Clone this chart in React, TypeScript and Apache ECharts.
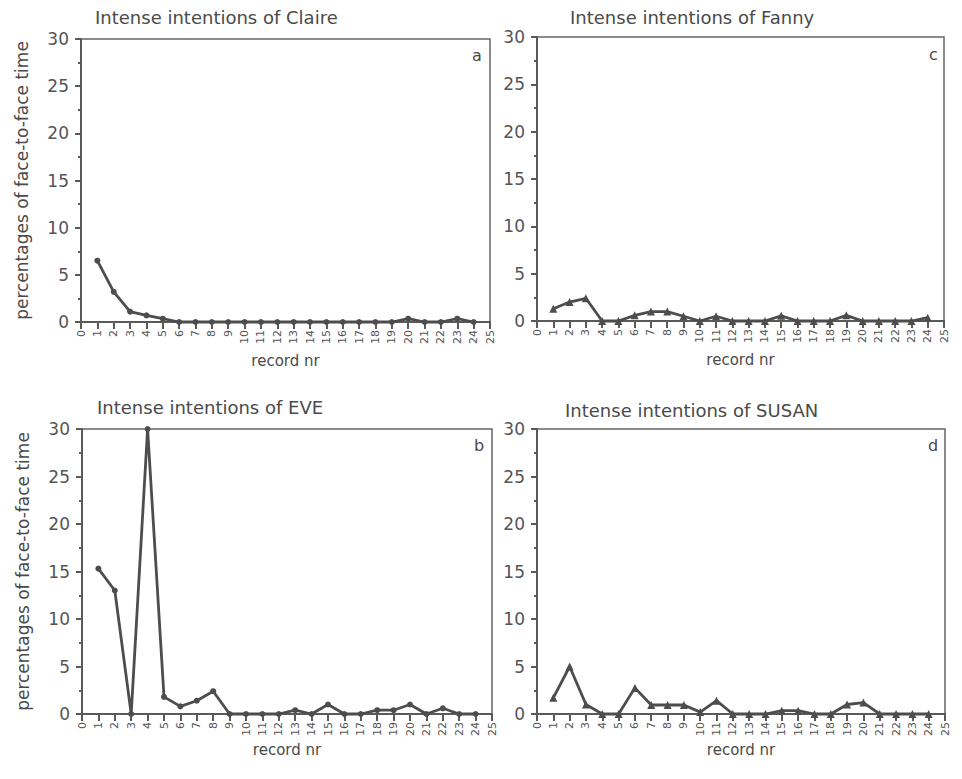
import React, { useEffect, useRef } from "react";
import * as echarts from "echarts";

const records = [1, 2, 3, 4, 5, 6, 7, 8, 9, 10, 11, 12, 13, 14, 15, 16, 17, 18, 19, 20, 21, 22, 23, 24];
const claire = [6.5, 3.2, 1.1, 0.7, 0.35, 0, 0, 0, 0, 0, 0, 0, 0, 0, 0, 0, 0, 0, 0, 0.35, 0, 0, 0.35, 0];
const eve = [15.3, 13.0, 0, 30, 1.8, 0.8, 1.4, 2.4, 0, 0, 0, 0, 0.4, 0, 1.0, 0, 0, 0.4, 0.4, 1.0, 0, 0.6, 0, 0];
const fanny = [1.3, 2.0, 2.4, 0, 0, 0.6, 1.0, 1.0, 0.5, 0, 0.5, 0, 0, 0, 0.55, 0, 0, 0, 0.6, 0, 0, 0, 0, 0.35];
const susan = [1.7, 5.0, 1.0, 0, 0, 2.75, 0.95, 0.95, 0.95, 0.2, 1.4, 0, 0, 0, 0.35, 0.35, 0, 0, 1.0, 1.2, 0, 0, 0, 0];
const titles = [
  "Intense intentions of Claire",
  "Intense intentions of EVE",
  "Intense intentions of Fanny",
  "Intense intentions of SUSAN",
];
const letters = ["a", "b", "c", "d"];
const xName = "record nr";
const yName = "percentages of face-to-face time";

const FONT = "DejaVu Sans";
const INK = "#4a4a4a";
const AX = "#5a5a5a";

export default function App() {
  const ref = useRef<HTMLDivElement>(null);
  useEffect(() => {
    if (!ref.current) return;
    const chart = echarts.init(ref.current, null, { renderer: "svg" });
    const grids = [
      { left: 81, top: 39, width: 409, height: 283 },
      { left: 82, top: 429, width: 410, height: 285 },
      { left: 537, top: 37, width: 407, height: 284 },
      { left: 537, top: 429, width: 408, height: 285 },
    ];
    const datasets = [claire, eve, fanny, susan];
    const symbols = ["circle", "circle", "triangle", "triangle"];
    const symbolSizes = [6, 6, 8, 8];
    const titlePos = [
      { left: 95, top: 8 },
      { left: 97, top: 398 },
      { left: 570, top: 8 },
      { left: 565, top: 401 },
    ];
    const option: any = {
      animation: false,
      backgroundColor: "#ffffff",
      textStyle: { fontFamily: FONT },
      title: titles.map((t, i) => ({
        text: t,
        left: titlePos[i].left,
        top: titlePos[i].top,
        padding: 0,
        textStyle: { fontFamily: FONT, fontSize: 18, fontWeight: "normal", color: INK },
      })),
      grid: grids.map((g) => ({
        ...g,
        show: true,
        borderColor: "#666",
        borderWidth: 1.5,
        backgroundColor: "transparent",
      })),
      xAxis: grids.map((g, i) => ({
        type: "value",
        gridIndex: i,
        min: 0,
        max: 25,
        interval: 1,
        name: xName,
        nameLocation: "middle",
        nameGap: i === 0 || i === 2 ? 31 : 28,
        nameTextStyle: { fontFamily: FONT, fontSize: 15, color: INK },
        axisLine: { show: true, onZero: false, lineStyle: { color: AX, width: 2 } },
        axisTick: { show: true, length: 7, lineStyle: { color: AX, width: 2 } },
        axisLabel: { rotate: 90, fontSize: 11, color: "#555", margin: 8, fontFamily: FONT },
        splitLine: { show: false },
      })),
      yAxis: grids.map((g, i) => ({
        type: "value",
        gridIndex: i,
        min: 0,
        max: 30,
        interval: 5,
        name: i < 2 ? yName : "",
        nameLocation: "middle",
        nameGap: 51,
        nameTextStyle: { fontFamily: FONT, fontSize: 17, color: INK },
        axisLine: { show: true, onZero: false, lineStyle: { color: AX, width: 2 } },
        axisTick: { show: true, length: 6, lineStyle: { color: AX, width: 2 } },
        minorTick: { show: true, splitNumber: 2, length: 3, lineStyle: { color: AX, width: 2 } },
        axisLabel: { fontSize: 17, color: "#555", margin: 12, fontFamily: FONT },
        splitLine: { show: false },
        minorSplitLine: { show: false },
      })),
      series: datasets.map((d, i) => ({
        type: "line",
        xAxisIndex: i,
        yAxisIndex: i,
        data: records.map((r, k) => [r, d[k]]),
        symbol: symbols[i],
        symbolSize: symbolSizes[i],
        showSymbol: true,
        clip: false,
        lineStyle: { color: "#4d4d4d", width: 2.8 },
        itemStyle: { color: "#4d4d4d" },
      })),
      graphic: letters.map((l, i) => ({
        type: "text",
        left: [472, 474, 929, 928][i],
        top: [47, 437, 46, 437][i],
        style: { text: l, fontFamily: FONT, fontSize: 16, fill: INK },
      })),
    };
    chart.setOption(option);
    return () => chart.dispose();
  }, []);
  return (
    <div
      ref={ref}
      style={{ position: "fixed", left: 0, top: 0, width: 962, height: 779, background: "#fff" }}
    />
  );
}
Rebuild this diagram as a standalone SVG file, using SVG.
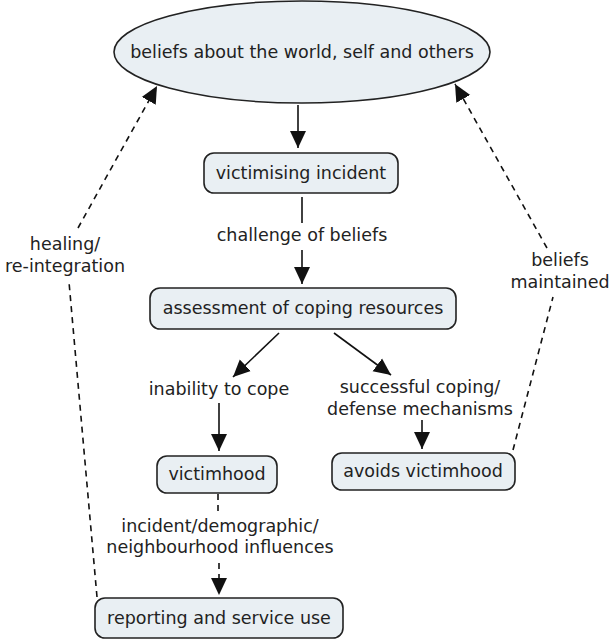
<svg xmlns="http://www.w3.org/2000/svg" width="613" height="643" viewBox="0 0 613 643">
<style>
.n{fill:#e9eff3;stroke:#222;stroke-width:1.6}
text{font-family:"DejaVu Sans",Verdana,sans-serif;font-size:17.5px;fill:#222;text-anchor:middle}
.c{stroke:#111;stroke-width:1.6;fill:none}
.d{stroke-dasharray:6 5}
</style>
<defs>
<marker id="ah" markerUnits="userSpaceOnUse" markerWidth="18" markerHeight="18" viewBox="0 0 18 18" refX="17" refY="9" orient="auto">
<path d="M0,1 L17,9 L0,17 Z" fill="#111"/>
</marker>
</defs>
<rect width="613" height="643" fill="#fff"/>
<g id="connectors">
<line class="c" x1="298" y1="105" x2="298" y2="148" marker-end="url(#ah)"/>
<line class="c" x1="302" y1="197" x2="302" y2="223"/>
<line class="c" x1="302" y1="250" x2="302" y2="284" marker-end="url(#ah)"/>
<line class="c" x1="279" y1="333" x2="233" y2="377" marker-end="url(#ah)"/>
<line class="c" x1="334" y1="333" x2="391" y2="375" marker-end="url(#ah)"/>
<line class="c" x1="219" y1="403" x2="219" y2="451" marker-end="url(#ah)"/>
<line class="c" x1="422" y1="420" x2="422" y2="449" marker-end="url(#ah)"/>
<line class="c d" x1="218" y1="494" x2="218" y2="514"/>
<line class="c d" x1="219" y1="563" x2="219" y2="595" marker-end="url(#ah)"/>
<line class="c d" x1="97" y1="597" x2="69" y2="282"/>
<line class="c d" x1="78" y1="228" x2="157" y2="86" marker-end="url(#ah)"/>
<line class="c d" x1="513" y1="450" x2="553" y2="297"/>
<line class="c d" x1="547" y1="248" x2="455" y2="84" marker-end="url(#ah)"/>
<text x="302" y="241">challenge of beliefs</text>
<text x="219" y="395">inability to cope</text>
<text x="420" y="393">successful coping/</text>
<text x="420" y="415">defense mechanisms</text>
<text x="220" y="532">incident/demographic/</text>
<text x="220" y="553">neighbourhood influences</text>
<text x="65" y="250">healing/</text>
<text x="65" y="272">re-integration</text>
<text x="560" y="266">beliefs</text>
<text x="560" y="288">maintained</text>
</g>
<g id="beliefs">
<ellipse class="n" cx="302" cy="52" rx="188" ry="51"/>
<text x="302" y="58">beliefs about the world, self and others</text>
</g>
<g id="victimising">
<rect class="n" x="204" y="153" width="194" height="40" rx="10"/>
<text x="301" y="179">victimising incident</text>
</g>
<g id="assessment">
<rect class="n" x="150" y="288" width="306" height="41" rx="10"/>
<text x="303" y="314">assessment of coping resources</text>
</g>
<g id="victimhood">
<rect class="n" x="157" y="456" width="120" height="37" rx="10"/>
<text x="217" y="480">victimhood</text>
</g>
<g id="avoids">
<rect class="n" x="332" y="453" width="183" height="37" rx="10"/>
<text x="423" y="477">avoids victimhood</text>
</g>
<g id="reporting">
<rect class="n" x="95" y="598" width="248" height="40" rx="10"/>
<text x="219" y="624">reporting and service use</text>
</g>
</svg>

-------

* Exercise objective
Looking at the material above, count the lines that hold "this" and give the total alone.

* Answer to the problem
2